Kobi Margolin, co-chair of the event, seconds that remark. Currently CEO of an Atlanta-based health IT company, Clinigence, Margolin originally came to Atlanta several years ago to run the U.S. operations of an Israeli company, Algotec that was eventually acquired by Kodak.
“My own experiences, first at Algotec and now with Clinigence, emphasize Atlanta’s welcoming business environment and the wealth of healthcare IT opportunities that abound throughout the state and region,” Margolin said. “The Business Exchange is our way of paying it forward to the U.S. market.
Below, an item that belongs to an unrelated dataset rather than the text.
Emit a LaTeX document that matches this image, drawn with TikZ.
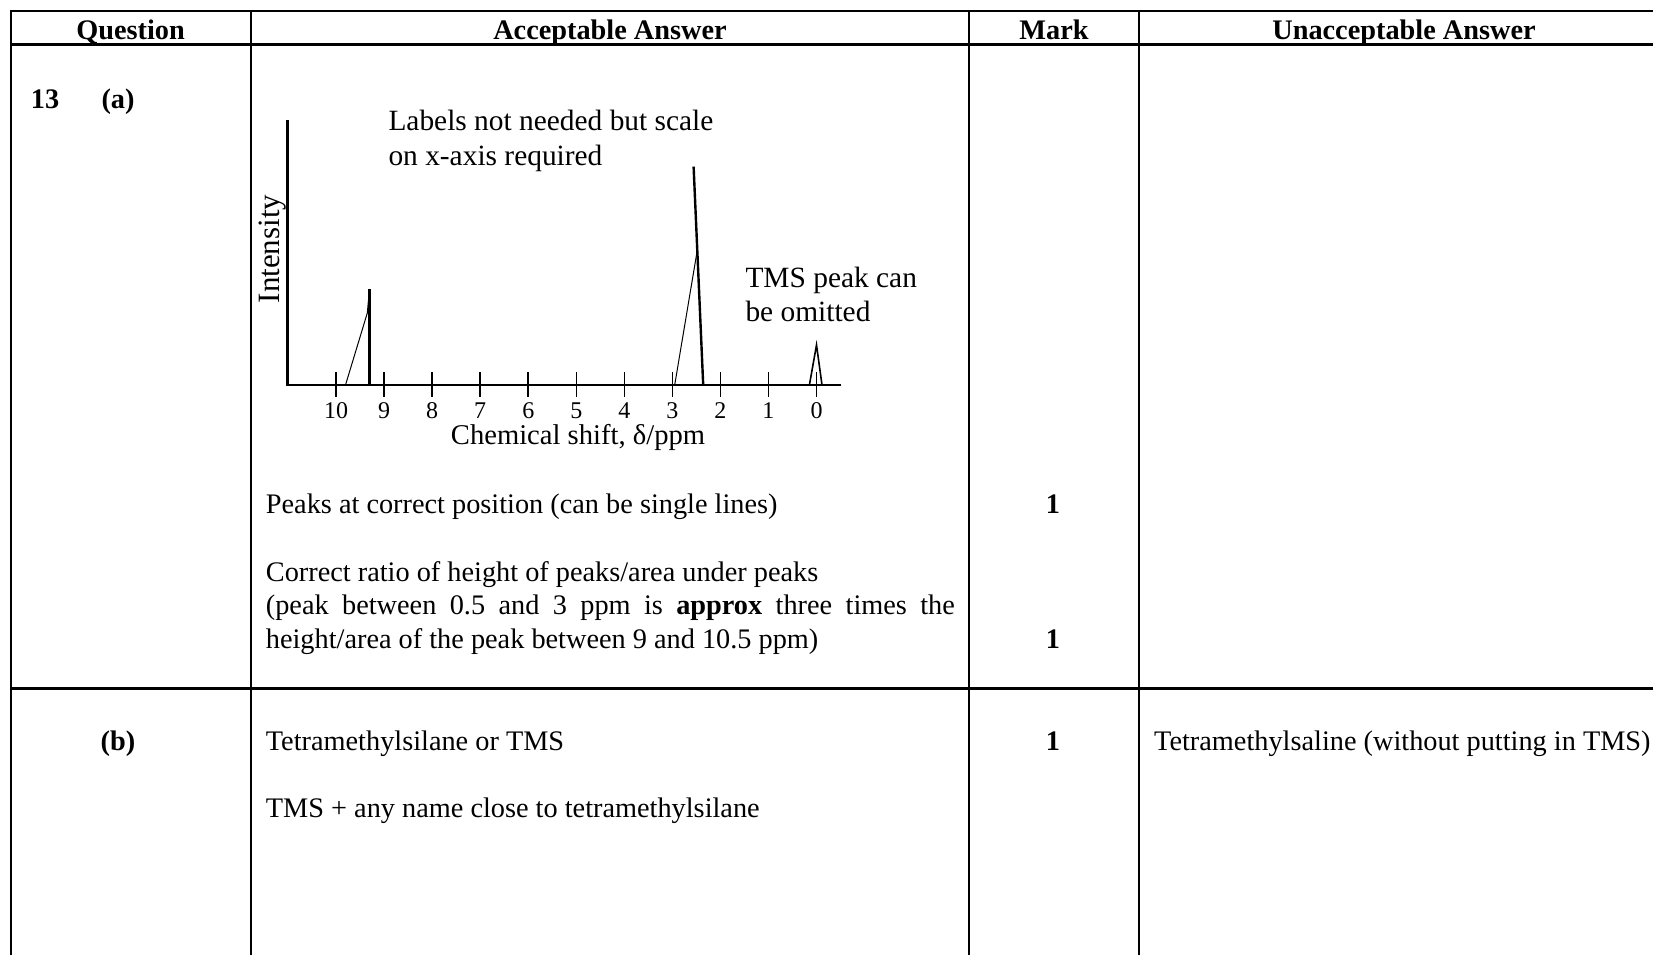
\documentclass[tikz,border=0pt]{standalone}
\usepackage{fontspec}
\setmainfont{Liberation Serif}

\tikzstyle{rulings} = [line width = 2pt]
\tikzstyle{heavy} = [line width = 3pt]
\tikzstyle{head} = [inner sep = 0, anchor = base, font = \fontsize{28.3}{33}\selectfont\bfseries]
\tikzstyle{body} = [inner sep = 0, anchor = base west, font = \fontsize{28.3}{33}\selectfont]
\tikzstyle{note} = [inner sep = 0, anchor = base west, font = \fontsize{29.4}{33}\selectfont]
\tikzstyle{ticklabel} = [inner sep = 0, anchor = base, font = \fontsize{24}{28}\selectfont]
\tikzstyle{axis} = [line width = 2.2pt]
\tikzstyle{tick} = [line width = 1.6pt]
\tikzstyle{slope} = [line width = 1pt]
\tikzstyle{peak} = [line width = 2.4pt]

\begin{document}
\begin{tikzpicture}[x = 1pt, y = -1pt]

    \useasboundingbox (0,0) rectangle (1653,955);

    \draw[rulings] (10.5,955) -- (10.5,11) -- (1653,11);
    \draw[heavy] (10.5,45) -- (1653,45);
    \draw[heavy] (10.5,688.5) -- (1653,688.5);
    \draw[rulings] (251,11) -- (251,955);
    \draw[rulings] (969,11) -- (969,955);
    \draw[rulings] (1139,11) -- (1139,955);

    \node(question)[head] at (130.5,40) {Question};
    \node(accept)[head] at (610,40) {Acceptable Answer};
    \node(markhead)[head] at (1054,40) {Mark};
    \node(unaccept)[head] at (1404,40) {Unacceptable Answer};

    \node(qnum)[head] at (45,109) {13};
    \node(parta)[head] at (118,109) {(a)};
    \node(partb)[head] at (118,750) {(b)};

    \draw[axis] (287.5,120) -- (287.5,385) -- (841,385);
    \foreach \v in {0,...,10} {
        \draw[tick] ({816.5-48.04*\v},372) -- ({816.5-48.04*\v},397);
        \node(tick\v)[ticklabel] at ({816.5-48.04*\v},418) {\v};
    }
    \node(shift)[body, anchor = base, font = \fontsize{28.6}{33}\selectfont] at (578,444) {Chemical shift, δ/ppm};
    \node(intensity)[body, anchor = base, rotate = 90, font = \fontsize{31}{33}\selectfont] at (279.5,249) {Intensity};

    \draw[slope] (345.5,385) -- (367.3,313) -- (369.5,289);
    \draw[peak] (369.5,289) -- (369.5,385);
    \draw[slope] (674.7,385) -- (696.8,253);
    \draw[peak] (693.6,166.6) -- (703.2,385);
    \draw[slope, line width = 1.6pt] (809.4,385) -- (816.5,345) -- (822,385);

    \node(labels)[note] at (388.3,131) {Labels not needed but scale};
    \node(labelsb)[note] at (388.3,165.5) {on x-axis required};
    \node(tms)[note] at (745.3,287) {TMS peak can};
    \node(tmsb)[note] at (745.3,321) {be omitted};

    \node(peakpos)[body] at (265.7,513) {Peaks at correct position (can be single lines)};
    \node(ratio)[body] at (265.7,581) {Correct ratio of height of peaks/area under peaks};
    \node(ratiob)[body] at (265.7,614.5) {\makebox[689pt][s]{(peak between 0.5 and 3 ppm is \textbf{approx} three times the}};
    \node(ratioc)[body] at (265.7,648) {height/area of the peak between 9 and 10.5 ppm)};
    \node(mark1)[head] at (1053,513) {1};
    \node(mark2)[head] at (1053,648) {1};

    \node(silane)[body] at (265.7,750) {Tetramethylsilane or TMS};
    \node(closename)[body] at (265.7,817) {TMS + any name close to tetramethylsilane};
    \node(mark3)[head] at (1053,750) {1};
    \node(saline)[body] at (1154,750) {Tetramethylsaline (without putting in TMS)};

\end{tikzpicture}
\end{document}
Israeli companies have so much to share with their American counterparts in terms of unique technology and innovative solutions to healthcare’s most pressing challenges.”
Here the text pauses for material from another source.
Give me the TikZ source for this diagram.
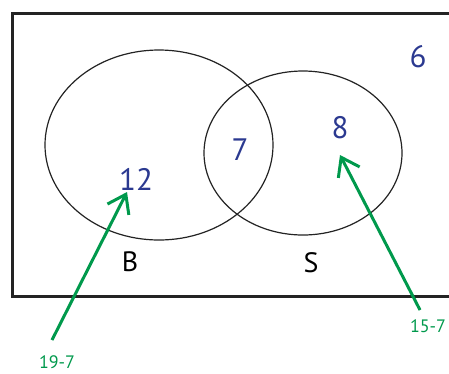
\documentclass[tikz,border=0pt]{standalone}
\usepackage{fontspec}
\setmainfont{PT Sans}
\definecolor{numblue}{RGB}{43,57,144}
\definecolor{arrowgreen}{RGB}{0,153,76}
\definecolor{edgegray}{RGB}{35,35,35}
\usetikzlibrary{arrows.meta}

\begin{document}
\begin{tikzpicture}[x=1pt,y=-1pt,
    region/.style={font=\fontsize{31}{32}\selectfont, text=numblue, inner sep=0pt},
    setname/.style={font=\fontsize{28}{29}\selectfont, text=black, inner sep=0pt},
    calc/.style={font=\fontsize{18}{19}\selectfont, text=arrowgreen, inner sep=0pt},
    pointer/.style={arrowgreen, line width=3pt, -{Straight Barb[length=17pt,width=24pt,line width=3pt]}}]
      \useasboundingbox (0,0) rectangle (449,373);
      % Universal set
      \draw[edgegray, line width=3pt] (12,13) rectangle (470,296);
      % Sets B and S
      \draw[edgegray, line width=1.2pt] (159,145) ellipse [x radius=114, y radius=95];
      \draw[edgegray, line width=1.2pt] (303,153) ellipse [x radius=99, y radius=82];
      % Region counts
      \node[region] (n6) at (418,57) {6};
      \node[region] (n8) at (340,128) {8};
      \node[region] (n7) at (240,150) {7};
      \node[region] (n12) at (136,179) {12};
      % Set names
      \node[setname] (nB) at (130,262) {B};
      \node[setname] (nS) at (311,263) {S};
      % Working for the counts
      \node[calc] (l19) at (57,362) {19-7};
      \node[calc] (l15) at (428,326) {15-7};
      \coordinate (tail1) at (52,340);
      \coordinate (tip1) at (127,192);
      \coordinate (tail2) at (420,310);
      \coordinate (tip2) at (340,155);
      \draw[pointer] (tail1) -- (tip1);
      \draw[pointer] (tail2) -- (tip2);
    \end{tikzpicture}
\end{document}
Assa Reichert, who serves as the Israel chair of the event, observed, “The Business Exchange brings together the best of Israel innovation with the firepower of America’s most respected healthcare IT companies and users. The result is an unprecedented opportunity for participating companies from both countries to forge dynamic partnerships that have the potential for changing the healthcare IT landscape.” Reichert is executive vice president at HealSis Ltd., an Israeli healthcare consultancy.
For more information about the 2011 U.S.-Israel Health IT Business Exchange and to apply to participate, visit the event’s website at www.usisraelexchange.com .
About the American-Israel Chamber of Commerce
The American-Israel Chamber of Commerce (AICC) is a bi-national business association with the mission of increasing economic development by fostering understanding, cooperation and business relationships between Israel and the Southeast. Since its founding in 1993, AICC has been involved in completed transactions valued at more than $950 million, creating jobs and benefiting the economies of both Israel and the Southeast. AICC targets a range of projects involving import, export, research and development, direct investment and joint ventures. Key areas of focus include software, telecommunications and energy.